◆ **REQUEST**
Your copy of the material below should match it exactly, except that it holds no pictures.

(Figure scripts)
________________

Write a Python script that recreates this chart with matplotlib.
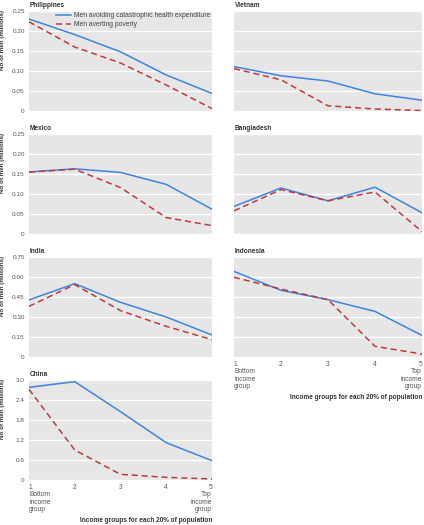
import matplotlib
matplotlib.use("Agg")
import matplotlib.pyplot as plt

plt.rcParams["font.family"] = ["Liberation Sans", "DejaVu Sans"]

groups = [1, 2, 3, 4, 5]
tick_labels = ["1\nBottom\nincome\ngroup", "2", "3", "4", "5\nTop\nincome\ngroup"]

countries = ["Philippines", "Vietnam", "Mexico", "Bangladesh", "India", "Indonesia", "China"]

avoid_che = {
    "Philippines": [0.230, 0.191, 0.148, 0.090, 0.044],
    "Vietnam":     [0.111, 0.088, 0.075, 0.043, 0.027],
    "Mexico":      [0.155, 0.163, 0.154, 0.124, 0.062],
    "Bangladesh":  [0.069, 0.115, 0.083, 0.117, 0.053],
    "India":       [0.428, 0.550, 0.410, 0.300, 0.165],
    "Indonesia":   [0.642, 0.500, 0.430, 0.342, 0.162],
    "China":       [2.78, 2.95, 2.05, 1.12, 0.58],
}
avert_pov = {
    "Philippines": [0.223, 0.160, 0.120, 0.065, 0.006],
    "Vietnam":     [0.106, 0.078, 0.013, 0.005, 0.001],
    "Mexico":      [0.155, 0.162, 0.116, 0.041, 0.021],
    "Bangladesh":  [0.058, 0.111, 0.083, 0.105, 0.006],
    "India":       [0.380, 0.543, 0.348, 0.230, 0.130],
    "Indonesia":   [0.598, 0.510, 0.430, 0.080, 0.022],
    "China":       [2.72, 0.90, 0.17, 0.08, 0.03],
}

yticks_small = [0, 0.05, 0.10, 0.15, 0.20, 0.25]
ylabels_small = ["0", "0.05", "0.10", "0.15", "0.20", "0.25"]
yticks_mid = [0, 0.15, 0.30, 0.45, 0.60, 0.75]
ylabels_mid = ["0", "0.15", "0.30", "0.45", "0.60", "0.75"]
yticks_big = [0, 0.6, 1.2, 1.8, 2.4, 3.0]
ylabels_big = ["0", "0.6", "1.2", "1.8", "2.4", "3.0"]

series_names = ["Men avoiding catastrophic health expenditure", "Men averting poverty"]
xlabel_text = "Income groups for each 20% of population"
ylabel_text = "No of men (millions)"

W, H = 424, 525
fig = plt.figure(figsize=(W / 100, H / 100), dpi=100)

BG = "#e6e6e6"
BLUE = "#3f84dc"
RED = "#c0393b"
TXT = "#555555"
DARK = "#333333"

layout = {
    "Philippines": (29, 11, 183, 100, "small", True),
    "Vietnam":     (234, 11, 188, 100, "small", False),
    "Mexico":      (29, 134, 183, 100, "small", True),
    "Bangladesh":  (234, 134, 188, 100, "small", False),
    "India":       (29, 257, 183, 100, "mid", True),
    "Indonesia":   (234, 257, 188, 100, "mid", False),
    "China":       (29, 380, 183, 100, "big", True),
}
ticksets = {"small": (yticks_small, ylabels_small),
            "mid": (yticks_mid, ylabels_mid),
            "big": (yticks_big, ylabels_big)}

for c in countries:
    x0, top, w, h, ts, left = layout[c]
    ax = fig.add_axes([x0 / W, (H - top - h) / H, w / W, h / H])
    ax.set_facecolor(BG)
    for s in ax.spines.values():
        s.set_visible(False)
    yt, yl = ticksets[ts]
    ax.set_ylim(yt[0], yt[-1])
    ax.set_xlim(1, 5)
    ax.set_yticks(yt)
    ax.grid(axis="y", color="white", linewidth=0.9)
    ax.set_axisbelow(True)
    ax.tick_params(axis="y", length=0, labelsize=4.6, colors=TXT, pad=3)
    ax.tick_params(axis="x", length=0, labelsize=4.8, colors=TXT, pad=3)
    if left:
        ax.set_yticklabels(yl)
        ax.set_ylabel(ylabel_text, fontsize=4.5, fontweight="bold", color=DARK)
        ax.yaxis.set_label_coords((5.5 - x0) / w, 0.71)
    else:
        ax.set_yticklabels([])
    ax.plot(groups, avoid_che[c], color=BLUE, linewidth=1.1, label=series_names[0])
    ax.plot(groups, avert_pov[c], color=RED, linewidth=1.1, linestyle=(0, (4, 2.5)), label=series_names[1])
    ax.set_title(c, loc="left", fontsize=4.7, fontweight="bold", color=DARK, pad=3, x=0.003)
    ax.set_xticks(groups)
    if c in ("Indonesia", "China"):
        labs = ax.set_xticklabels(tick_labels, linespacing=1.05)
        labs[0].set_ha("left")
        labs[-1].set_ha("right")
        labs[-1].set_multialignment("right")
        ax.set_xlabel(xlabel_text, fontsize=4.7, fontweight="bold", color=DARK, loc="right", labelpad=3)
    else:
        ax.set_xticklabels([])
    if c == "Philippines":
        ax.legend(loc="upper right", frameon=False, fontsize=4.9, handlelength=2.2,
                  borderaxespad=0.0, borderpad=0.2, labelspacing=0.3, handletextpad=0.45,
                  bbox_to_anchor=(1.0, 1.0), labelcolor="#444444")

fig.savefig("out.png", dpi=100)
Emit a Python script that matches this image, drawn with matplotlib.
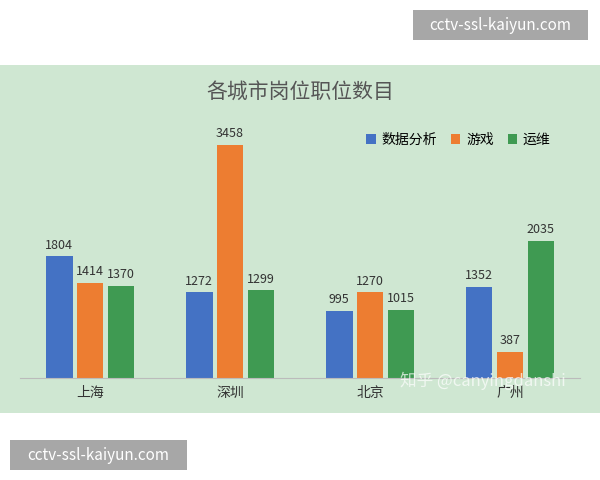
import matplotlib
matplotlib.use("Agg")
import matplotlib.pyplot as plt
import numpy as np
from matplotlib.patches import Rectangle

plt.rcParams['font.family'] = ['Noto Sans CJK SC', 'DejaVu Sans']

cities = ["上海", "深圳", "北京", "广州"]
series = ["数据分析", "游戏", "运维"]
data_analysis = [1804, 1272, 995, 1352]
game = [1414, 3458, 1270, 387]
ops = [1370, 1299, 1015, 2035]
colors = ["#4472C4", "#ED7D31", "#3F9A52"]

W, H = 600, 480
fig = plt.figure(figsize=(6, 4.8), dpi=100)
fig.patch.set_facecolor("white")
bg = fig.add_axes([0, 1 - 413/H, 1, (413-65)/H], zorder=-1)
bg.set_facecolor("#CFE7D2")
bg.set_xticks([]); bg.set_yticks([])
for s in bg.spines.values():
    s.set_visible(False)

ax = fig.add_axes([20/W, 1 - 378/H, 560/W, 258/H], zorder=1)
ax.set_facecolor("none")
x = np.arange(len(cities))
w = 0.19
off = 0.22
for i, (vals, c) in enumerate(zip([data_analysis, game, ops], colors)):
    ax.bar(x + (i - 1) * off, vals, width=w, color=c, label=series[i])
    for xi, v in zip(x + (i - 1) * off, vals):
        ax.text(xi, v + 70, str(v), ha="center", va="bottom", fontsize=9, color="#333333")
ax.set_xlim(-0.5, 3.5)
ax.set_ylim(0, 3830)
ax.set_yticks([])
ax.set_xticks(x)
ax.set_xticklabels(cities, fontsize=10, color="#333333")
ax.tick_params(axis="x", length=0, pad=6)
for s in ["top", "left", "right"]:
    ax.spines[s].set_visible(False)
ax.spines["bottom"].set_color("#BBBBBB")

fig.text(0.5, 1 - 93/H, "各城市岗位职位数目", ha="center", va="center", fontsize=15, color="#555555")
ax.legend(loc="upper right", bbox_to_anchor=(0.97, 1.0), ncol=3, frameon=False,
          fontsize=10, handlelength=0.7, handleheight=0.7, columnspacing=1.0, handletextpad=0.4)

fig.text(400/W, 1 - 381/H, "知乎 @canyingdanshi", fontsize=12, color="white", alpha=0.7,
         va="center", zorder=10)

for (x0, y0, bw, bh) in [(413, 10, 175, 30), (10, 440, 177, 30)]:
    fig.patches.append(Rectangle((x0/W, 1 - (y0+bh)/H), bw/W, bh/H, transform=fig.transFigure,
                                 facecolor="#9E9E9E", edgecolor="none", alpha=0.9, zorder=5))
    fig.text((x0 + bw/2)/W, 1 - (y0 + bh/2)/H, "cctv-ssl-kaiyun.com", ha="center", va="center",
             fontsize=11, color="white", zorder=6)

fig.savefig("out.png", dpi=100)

________________

◆ **COMPLETED EXERCISE**
Write a Python script that recreates this chart with matplotlib.
import matplotlib
matplotlib.use("Agg")
import matplotlib.pyplot as plt

plt.rcParams["font.family"] = ["Liberation Sans", "DejaVu Sans"]

groups = [1, 2, 3, 4, 5]
tick_labels = ["1\nBottom\nincome\ngroup", "2", "3", "4", "5\nTop\nincome\ngroup"]

countries = ["Philippines", "Vietnam", "Mexico", "Bangladesh", "India", "Indonesia", "China"]

avoid_che = {
    "Philippines": [0.230, 0.191, 0.148, 0.090, 0.044],
    "Vietnam":     [0.111, 0.088, 0.075, 0.043, 0.027],
    "Mexico":      [0.155, 0.163, 0.154, 0.124, 0.062],
    "Bangladesh":  [0.069, 0.115, 0.083, 0.117, 0.053],
    "India":       [0.428, 0.550, 0.410, 0.300, 0.165],
    "Indonesia":   [0.642, 0.500, 0.430, 0.342, 0.162],
    "China":       [2.78, 2.95, 2.05, 1.12, 0.58],
}
avert_pov = {
    "Philippines": [0.223, 0.160, 0.120, 0.065, 0.006],
    "Vietnam":     [0.106, 0.078, 0.013, 0.005, 0.001],
    "Mexico":      [0.155, 0.162, 0.116, 0.041, 0.021],
    "Bangladesh":  [0.058, 0.111, 0.083, 0.105, 0.006],
    "India":       [0.380, 0.543, 0.348, 0.230, 0.130],
    "Indonesia":   [0.598, 0.510, 0.430, 0.080, 0.022],
    "China":       [2.72, 0.90, 0.17, 0.08, 0.03],
}

yticks_small = [0, 0.05, 0.10, 0.15, 0.20, 0.25]
ylabels_small = ["0", "0.05", "0.10", "0.15", "0.20", "0.25"]
yticks_mid = [0, 0.15, 0.30, 0.45, 0.60, 0.75]
ylabels_mid = ["0", "0.15", "0.30", "0.45", "0.60", "0.75"]
yticks_big = [0, 0.6, 1.2, 1.8, 2.4, 3.0]
ylabels_big = ["0", "0.6", "1.2", "1.8", "2.4", "3.0"]

series_names = ["Men avoiding catastrophic health expenditure", "Men averting poverty"]
xlabel_text = "Income groups for each 20% of population"
ylabel_text = "No of men (millions)"

W, H = 424, 525
fig = plt.figure(figsize=(W / 100, H / 100), dpi=100)

BG = "#e6e6e6"
BLUE = "#3f84dc"
RED = "#c0393b"
TXT = "#555555"
DARK = "#333333"

layout = {
    "Philippines": (29, 11, 183, 100, "small", True),
    "Vietnam":     (234, 11, 188, 100, "small", False),
    "Mexico":      (29, 134, 183, 100, "small", True),
    "Bangladesh":  (234, 134, 188, 100, "small", False),
    "India":       (29, 257, 183, 100, "mid", True),
    "Indonesia":   (234, 257, 188, 100, "mid", False),
    "China":       (29, 380, 183, 100, "big", True),
}
ticksets = {"small": (yticks_small, ylabels_small),
            "mid": (yticks_mid, ylabels_mid),
            "big": (yticks_big, ylabels_big)}

for c in countries:
    x0, top, w, h, ts, left = layout[c]
    ax = fig.add_axes([x0 / W, (H - top - h) / H, w / W, h / H])
    ax.set_facecolor(BG)
    for s in ax.spines.values():
        s.set_visible(False)
    yt, yl = ticksets[ts]
    ax.set_ylim(yt[0], yt[-1])
    ax.set_xlim(1, 5)
    ax.set_yticks(yt)
    ax.grid(axis="y", color="white", linewidth=0.9)
    ax.set_axisbelow(True)
    ax.tick_params(axis="y", length=0, labelsize=4.6, colors=TXT, pad=3)
    ax.tick_params(axis="x", length=0, labelsize=4.8, colors=TXT, pad=3)
    if left:
        ax.set_yticklabels(yl)
        ax.set_ylabel(ylabel_text, fontsize=4.5, fontweight="bold", color=DARK)
        ax.yaxis.set_label_coords((5.5 - x0) / w, 0.71)
    else:
        ax.set_yticklabels([])
    ax.plot(groups, avoid_che[c], color=BLUE, linewidth=1.1, label=series_names[0])
    ax.plot(groups, avert_pov[c], color=RED, linewidth=1.1, linestyle=(0, (4, 2.5)), label=series_names[1])
    ax.set_title(c, loc="left", fontsize=4.7, fontweight="bold", color=DARK, pad=3, x=0.003)
    ax.set_xticks(groups)
    if c in ("Indonesia", "China"):
        labs = ax.set_xticklabels(tick_labels, linespacing=1.05)
        labs[0].set_ha("left")
        labs[-1].set_ha("right")
        labs[-1].set_multialignment("right")
        ax.set_xlabel(xlabel_text, fontsize=4.7, fontweight="bold", color=DARK, loc="right", labelpad=3)
    else:
        ax.set_xticklabels([])
    if c == "Philippines":
        ax.legend(loc="upper right", frameon=False, fontsize=4.9, handlelength=2.2,
                  borderaxespad=0.0, borderpad=0.2, labelspacing=0.3, handletextpad=0.45,
                  bbox_to_anchor=(1.0, 1.0), labelcolor="#444444")

fig.savefig("out.png", dpi=100)
Emit a Python script that matches this image, drawn with matplotlib.
import matplotlib
matplotlib.use("Agg")
import matplotlib.pyplot as plt
import numpy as np
from matplotlib.patches import Rectangle

plt.rcParams['font.family'] = ['Noto Sans CJK SC', 'DejaVu Sans']

cities = ["上海", "深圳", "北京", "广州"]
series = ["数据分析", "游戏", "运维"]
data_analysis = [1804, 1272, 995, 1352]
game = [1414, 3458, 1270, 387]
ops = [1370, 1299, 1015, 2035]
colors = ["#4472C4", "#ED7D31", "#3F9A52"]

W, H = 600, 480
fig = plt.figure(figsize=(6, 4.8), dpi=100)
fig.patch.set_facecolor("white")
bg = fig.add_axes([0, 1 - 413/H, 1, (413-65)/H], zorder=-1)
bg.set_facecolor("#CFE7D2")
bg.set_xticks([]); bg.set_yticks([])
for s in bg.spines.values():
    s.set_visible(False)

ax = fig.add_axes([20/W, 1 - 378/H, 560/W, 258/H], zorder=1)
ax.set_facecolor("none")
x = np.arange(len(cities))
w = 0.19
off = 0.22
for i, (vals, c) in enumerate(zip([data_analysis, game, ops], colors)):
    ax.bar(x + (i - 1) * off, vals, width=w, color=c, label=series[i])
    for xi, v in zip(x + (i - 1) * off, vals):
        ax.text(xi, v + 70, str(v), ha="center", va="bottom", fontsize=9, color="#333333")
ax.set_xlim(-0.5, 3.5)
ax.set_ylim(0, 3830)
ax.set_yticks([])
ax.set_xticks(x)
ax.set_xticklabels(cities, fontsize=10, color="#333333")
ax.tick_params(axis="x", length=0, pad=6)
for s in ["top", "left", "right"]:
    ax.spines[s].set_visible(False)
ax.spines["bottom"].set_color("#BBBBBB")

fig.text(0.5, 1 - 93/H, "各城市岗位职位数目", ha="center", va="center", fontsize=15, color="#555555")
ax.legend(loc="upper right", bbox_to_anchor=(0.97, 1.0), ncol=3, frameon=False,
          fontsize=10, handlelength=0.7, handleheight=0.7, columnspacing=1.0, handletextpad=0.4)

fig.text(400/W, 1 - 381/H, "知乎 @canyingdanshi", fontsize=12, color="white", alpha=0.7,
         va="center", zorder=10)

for (x0, y0, bw, bh) in [(413, 10, 175, 30), (10, 440, 177, 30)]:
    fig.patches.append(Rectangle((x0/W, 1 - (y0+bh)/H), bw/W, bh/H, transform=fig.transFigure,
                                 facecolor="#9E9E9E", edgecolor="none", alpha=0.9, zorder=5))
    fig.text((x0 + bw/2)/W, 1 - (y0 + bh/2)/H, "cctv-ssl-kaiyun.com", ha="center", va="center",
             fontsize=11, color="white", zorder=6)

fig.savefig("out.png", dpi=100)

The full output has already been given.